Buku Habis Gelap Terbitlah Terang karya RA Kartini banyak dibuka, dibaca kemudian dimaknai sehingga dijadikan landasan pergerakan individu Perempuan atau kelompok Permpuan untuk bangkit dari kungkungan perdaban yang menempatkan perempuan pada ruang sempit dengan istilah KONCO WINGKING (Teman di belakang laki-laki).
Banyak versi mengungkapkan makna yang tersirat dalam judul buku Habis Gelap Terbitlah Terang yang judul aslinya Door Duisternis Tot Licht” namun demikian apapun versi yang terlahirkan, semangat perlawanan itu telah lahir menantang kaum perempuan untuk menjadi manusia utuh tanpa berbeda dengan laki-laki.
Perjuangan Kartini telah menjadi inspirasi kuat perempuan-perempuan Indonesia untuk menggeliat melawan ketidak adilan terhadap keperempuanan dari belenggu adat dan agama. Perlawanan itu tentu membuat banyak laki-laki merasa bahwa para perempuan telah mulai melawan kodratnya sendiri yang oleh adat maupun agama di tempatkan pada tempat dengan segala batasan dan aturan yang mengikat dan harus di patuhi dengan imbalan syurga.

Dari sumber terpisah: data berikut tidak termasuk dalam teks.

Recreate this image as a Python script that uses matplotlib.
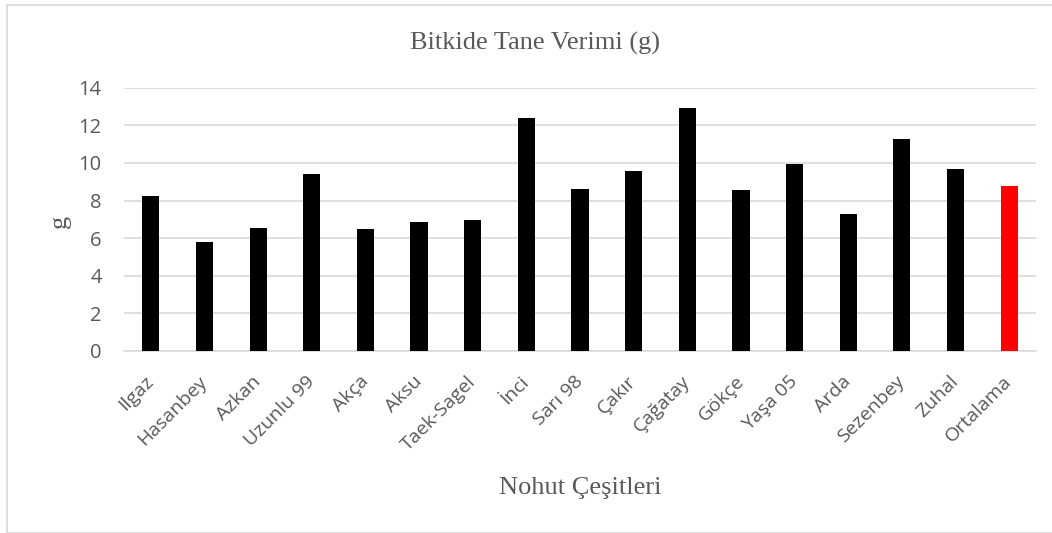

Kini telah banyak lahir perempuan-perempuan yang terus bangkit meraih harkat dirinya membangun kekuatan pondasi perlawanan dengan penguasaan perempuan terhadap bidang pendidikan dan ekonomi di sektor publik dan domestik untuk membentuk kekuatan besar melawan ketidak adilan gender dalam bentuk sikap mental negatif, marjinalisasi, adat istiadat, kekerasan seksual, dan kebijakan pemerintah.

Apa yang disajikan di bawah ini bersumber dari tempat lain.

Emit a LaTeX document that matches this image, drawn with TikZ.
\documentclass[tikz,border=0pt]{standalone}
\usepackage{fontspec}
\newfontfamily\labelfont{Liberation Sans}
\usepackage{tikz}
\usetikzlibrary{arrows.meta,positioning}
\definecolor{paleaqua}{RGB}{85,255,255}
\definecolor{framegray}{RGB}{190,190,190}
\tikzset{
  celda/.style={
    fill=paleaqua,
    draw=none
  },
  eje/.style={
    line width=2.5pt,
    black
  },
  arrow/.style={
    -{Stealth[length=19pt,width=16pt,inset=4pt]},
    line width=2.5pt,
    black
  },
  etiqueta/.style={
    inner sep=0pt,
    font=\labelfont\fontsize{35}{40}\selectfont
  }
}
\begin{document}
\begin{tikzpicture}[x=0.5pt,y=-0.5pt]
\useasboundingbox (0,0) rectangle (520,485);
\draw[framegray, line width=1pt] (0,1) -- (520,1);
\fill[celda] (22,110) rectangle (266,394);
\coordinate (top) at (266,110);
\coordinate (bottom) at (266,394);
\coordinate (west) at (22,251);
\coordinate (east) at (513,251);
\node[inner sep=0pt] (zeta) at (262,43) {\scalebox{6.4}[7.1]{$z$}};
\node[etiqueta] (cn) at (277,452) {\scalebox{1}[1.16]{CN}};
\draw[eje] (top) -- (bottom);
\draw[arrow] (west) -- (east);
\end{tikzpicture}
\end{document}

Sebagai sesama manusia yang setara dengan laki-laki dalam segala lini kehidupan perlawanan perempuan dilakukan bukan hanya berdasarkan ketidak adilan gender dalam arti kata yang sempit akan tetapi perlawanan perempuan terhadap ketidak adilan atas beragam fakta yang dialami perempuan pada marjinalisasi, kekerasan, dan beban tugas. Sehingga ketertindasan yang dirasakan perempuan pada keterbatasan untuk bertindak, memilih, memegang prinsip hidupnya sebagai diri sendiri (bukan milik laki-laki), seksualitas dan tubuhnya mampu terwujud sebagai kemerdekaan.